The most important conversations we had been about being saved and about baptism. After our 90 minute conversation I felt at ease. She did end up getting baptized and my heart was happy. Mom was a new person after she got baptized.
My sister Joyce was down at my mom and dads. Joyce would hold the phone up to my moms ears and we would talk, well I would talk. Mom was in a coma for a few days before her graduation ceremony. She was graduating from this life and moving on to be with Jesus. I would turn on songs like, “Amazing Grace“, When the Roll is Called Up Yonder, some Charlie Pride and so on. Just a few minutes before she died I told her that she is going on. I told her about how beautiful it will be. If she thought he roses were awesome here, they are much more beautiful there. I also told her that Grandma and Grandpa will be there as well. I told her that I love her so very much and when I get there, she is going to have to show me around and show me her roses.
I want to thank you mom for teaching me life skills and how to plant roses. Thank you for teaching us how to make fried chicken.

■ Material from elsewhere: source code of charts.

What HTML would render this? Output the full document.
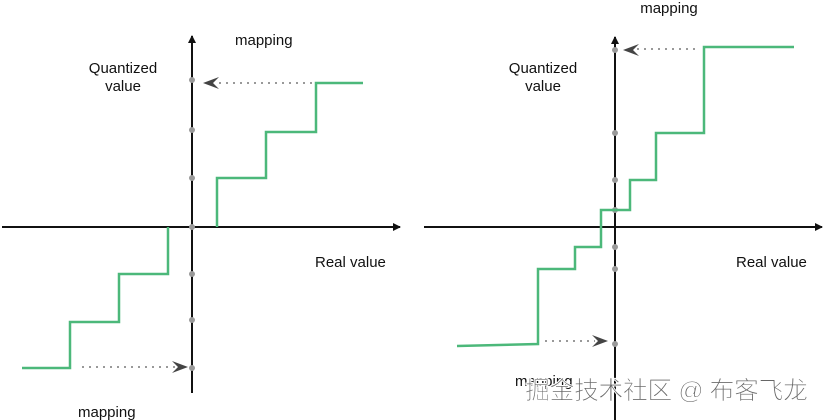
<!DOCTYPE html>
<html><head><meta charset="utf-8"><style>
html,body{margin:0;padding:0;background:#fff;width:825px;height:420px;overflow:hidden}
svg{display:block}
text{font-family:"Liberation Sans",sans-serif;font-size:15px;fill:#111}
</style></head><body>
<svg width="825" height="420" viewBox="0 0 825 420">
<defs>
<marker id="ah" markerWidth="8" markerHeight="8" refX="7" refY="4" orient="auto" markerUnits="userSpaceOnUse"><path d="M0,0 L8,4 L0,8 Z" fill="#111"/></marker>
</defs>
<line x1="2" y1="227" x2="400" y2="227" stroke="#111" stroke-width="2" marker-end="url(#ah)"/>
<line x1="192" y1="393" x2="192" y2="36" stroke="#111" stroke-width="2" marker-end="url(#ah)"/>
<g fill="#999"><circle cx="192" cy="80" r="3"/><circle cx="192" cy="130" r="3"/><circle cx="192" cy="178" r="3"/><circle cx="192" cy="227" r="3"/><circle cx="192" cy="274" r="3"/><circle cx="192" cy="320" r="3"/><circle cx="192" cy="368" r="3"/></g>
<polyline points="217,227 217,178 266,178 266,132 316,132 316,83 363,83" fill="none" stroke="#4cb87a" stroke-width="2.5"/>
<polyline points="168,227 168,274 119,274 119,322 70,322 70,368 22,368" fill="none" stroke="#4cb87a" stroke-width="2.5"/>
<line x1="312" y1="83" x2="215" y2="83" stroke="#999" stroke-width="2" stroke-dasharray="2,5"/>
<path d="M203,83 L219,77 L213,83 L219,89 Z" fill="#444"/>
<line x1="82" y1="367" x2="175" y2="367" stroke="#999" stroke-width="2" stroke-dasharray="2,5"/>
<path d="M188,367 L172,361 L178,367 L172,373 Z" fill="#444"/>
<text x="235" y="45">mapping</text>
<text x="123" y="73" text-anchor="middle">Quantized</text>
<text x="123" y="91" text-anchor="middle">value</text>
<text x="315" y="267">Real value</text>
<text x="78" y="417">mapping</text>
<line x1="424" y1="227" x2="822" y2="227" stroke="#111" stroke-width="2" marker-end="url(#ah)"/>
<line x1="615" y1="420" x2="615" y2="37" stroke="#111" stroke-width="2" marker-end="url(#ah)"/>
<g fill="#999"><circle cx="615" cy="50" r="3"/><circle cx="615" cy="133" r="3"/><circle cx="615" cy="180" r="3"/><circle cx="615" cy="210" r="3"/><circle cx="615" cy="247" r="3"/><circle cx="615" cy="269" r="3"/><circle cx="615" cy="344" r="3"/></g>
<polyline points="457,346 538,344 538,269 575,269 575,247 601,247 601,210 630,210 630,180 656,180 656,133 704,133 704,47 794,47" fill="none" stroke="#4cb87a" stroke-width="2.5"/>
<line x1="695" y1="49" x2="635" y2="49" stroke="#999" stroke-width="2" stroke-dasharray="2,5"/>
<path d="M623,50 L639,44 L633,50 L639,56 Z" fill="#444"/>
<line x1="545" y1="341" x2="595" y2="341" stroke="#999" stroke-width="2" stroke-dasharray="2,5"/>
<path d="M608,341 L592,335 L598,341 L592,347 Z" fill="#444"/>
<text x="669" y="13" text-anchor="middle">mapping</text>
<text x="543" y="73" text-anchor="middle">Quantized</text>
<text x="543" y="91" text-anchor="middle">value</text>
<text x="736" y="267">Real value</text>
<text x="515" y="386">mapping</text>
<text x="525" y="399" textLength="283" style="font-family:'Liberation Sans','Noto Sans CJK SC',sans-serif;font-size:25px;fill:#666;stroke:#fff;stroke-width:1">掘金技术社区 @ 布客飞龙</text>
</svg>
</body></html>
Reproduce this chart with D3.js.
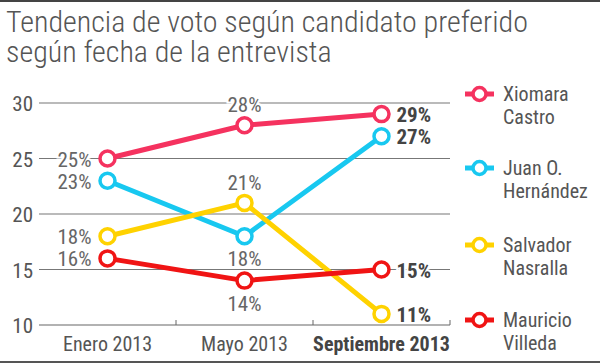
<!DOCTYPE html>
<html>
<head>
<meta charset="utf-8">
<script src="https://cdn.jsdelivr.net/npm/d3@7"></script>
<style>
  body { margin: 0; background: #fff; }
  svg text { font-family: "Liberation Sans Narrow", "Roboto Condensed", "DejaVu Sans Condensed", sans-serif; }
</style>
</head>
<body>
<svg id="chart" width="600" height="363"></svg>
<script>
// data
var months = ["Enero 2013", "Mayo 2013", "Septiembre 2013"];
var candidates = ["Xiomara Castro", "Juan O. Hernández", "Salvador Nasralla", "Mauricio Villeda"];
var xiomara = [25, 28, 29];
var juan = [23, 18, 27];
var salvador = [18, 21, 11];
var mauricio = [16, 14, 15];
var yTicks = [10, 15, 20, 25, 30];

var colors = ["#f5325f", "#18c8f0", "#ffd200", "#f01414"];
var values = [xiomara, juan, salvador, mauricio];
// where the middle label goes: above or below the dot
var midSide = ["up", "down", "up", "down"];

var svg = d3.select("#chart");

// frame lines
svg.append("rect").attr("x", 0).attr("y", 0).attr("width", 600).attr("height", 2).attr("fill", "#444");
svg.append("rect").attr("x", 0).attr("y", 361).attr("width", 600).attr("height", 2).attr("fill", "#555");

// title
var title = svg.append("text").attr("x", 6).attr("y", 32)
    .style("font-size", "30px").style("fill", "#555").style("font-weight", 300);
title.append("tspan").attr("x", 6).text("Tendencia de voto según candidato preferido");
title.append("tspan").attr("x", 6).attr("dy", 30).text("según fecha de la entrevista");

var x = d3.scaleBand().domain(months).range([39, 450]);
var y = d3.scaleLinear().domain([10, 30]).range([325, 103]);

// gridlines
svg.selectAll("line.grid").data(yTicks).enter().append("line")
    .attr("class", "grid")
    .attr("x1", 39).attr("x2", 450)
    .attr("y1", function(d){ return y(d); })
    .attr("y2", function(d){ return y(d); })
    .style("stroke", function(d){ return d == 10 ? "#666" : "#777"; })
    .style("stroke-width", 1.2);

svg.selectAll("text.ytick").data(yTicks).enter().append("text")
    .attr("class", "ytick")
    .attr("x", 33).attr("y", function(d){ return y(d) + 8; })
    .attr("text-anchor", "end")
    .style("font-size", "21px").style("fill", "#555")
    .text(function(d){ return d; });

// small ticks between months on the baseline
var bounds = months.slice(1).map(function(m){ return x(m); }).concat([x.range()[1]]);
svg.selectAll("line.xtick").data(bounds).enter().append("line")
    .attr("x1", function(d){ return d; }).attr("x2", function(d){ return d; })
    .attr("y1", 325).attr("y2", 320)
    .style("stroke", "#666").style("stroke-width", 1);

svg.selectAll("text.xlab").data(months).enter().append("text")
    .attr("x", function(d){ return x(d) + x.bandwidth() / 2; })
    .attr("y", 351)
    .attr("text-anchor", "middle")
    .style("font-size", "20px")
    .style("fill", function(d, i){ return i == 2 ? "#444" : "#555"; })
    .style("font-weight", function(d, i){ return i == 2 ? "bold" : "normal"; })
    .text(function(d){ return d; });

function cx(i){ return x(months[i]) + x.bandwidth() / 2; }

var line = d3.line()
    .x(function(d, i){ return cx(i); })
    .y(function(d){ return y(d); });

values.forEach(function(vals, s){
    svg.append("path").datum(vals)
        .attr("d", line)
        .style("fill", "none")
        .style("stroke", colors[s])
        .style("stroke-width", 5)
        .style("stroke-linejoin", "round");
});

values.forEach(function(vals, s){
    svg.selectAll("circle.s" + s).data(vals).enter().append("circle")
        .attr("cx", function(d, i){ return cx(i); })
        .attr("cy", function(d){ return y(d); })
        .attr("r", 7.5)
        .style("fill", "#fff")
        .style("stroke", colors[s])
        .style("stroke-width", 3.5);
});

// value labels
values.forEach(function(vals, s){
    svg.selectAll("text.v" + s).data(vals).enter().append("text")
        .attr("x", function(d, i){
            if (i == 0) return cx(i) - 16;
            if (i == 2) return cx(i) + 15;
            return cx(i);
        })
        .attr("y", function(d, i){
            if (i == 1) return midSide[s] == "up" ? y(d) - 13 : y(d) + 30;
            return y(d) + 8;
        })
        .attr("text-anchor", function(d, i){ return i == 0 ? "end" : (i == 2 ? "start" : "middle"); })
        .style("font-size", "21px")
        .style("fill", function(d, i){ return i == 2 ? "#444" : "#666"; })
        .style("font-weight", function(d, i){ return i == 2 ? "bold" : "normal"; })
        .style("stroke", "#fff").style("stroke-width", 4).style("paint-order", "stroke")
        .text(function(d){ return d + "%"; });
});

// legend
var legendY = [94, 168, 245, 320];
candidates.forEach(function(name, s){
    var g = svg.append("g").attr("transform", "translate(0," + legendY[s] + ")");
    g.append("line").attr("x1", 465).attr("x2", 494).attr("y1", 0).attr("y2", 0)
        .style("stroke", colors[s]).style("stroke-width", 5);
    g.append("circle").attr("cx", 479.5).attr("cy", 0).attr("r", 6.5)
        .style("fill", "#fff").style("stroke", colors[s]).style("stroke-width", 3.5);
    var words = name.split(" ");
    var first = words.slice(0, words.length - 1).join(" ");
    var last = words[words.length - 1];
    var t = g.append("text").attr("x", 503).attr("y", 7)
        .style("font-size", "20px").style("fill", "#555");
    t.append("tspan").attr("x", 503).text(first);
    t.append("tspan").attr("x", 503).attr("dy", 23).text(last);
});
</script>
</body>
</html>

I’m going to close this post by saying that if you have been hurt by someone, don’t take forever to talk to them. I lost a number of years because of stupid petty stuff with my parents. Some things were my fault and others not. Either way, holding grudges and not talking doesn’t accomplish anything. I have been there/done that. It’s not worth it. Talk about whatever it is and then enjoy life.
13 Bear with each other and forgive one another if any of you has a grievance against someone. Forgive as the Lord forgave you.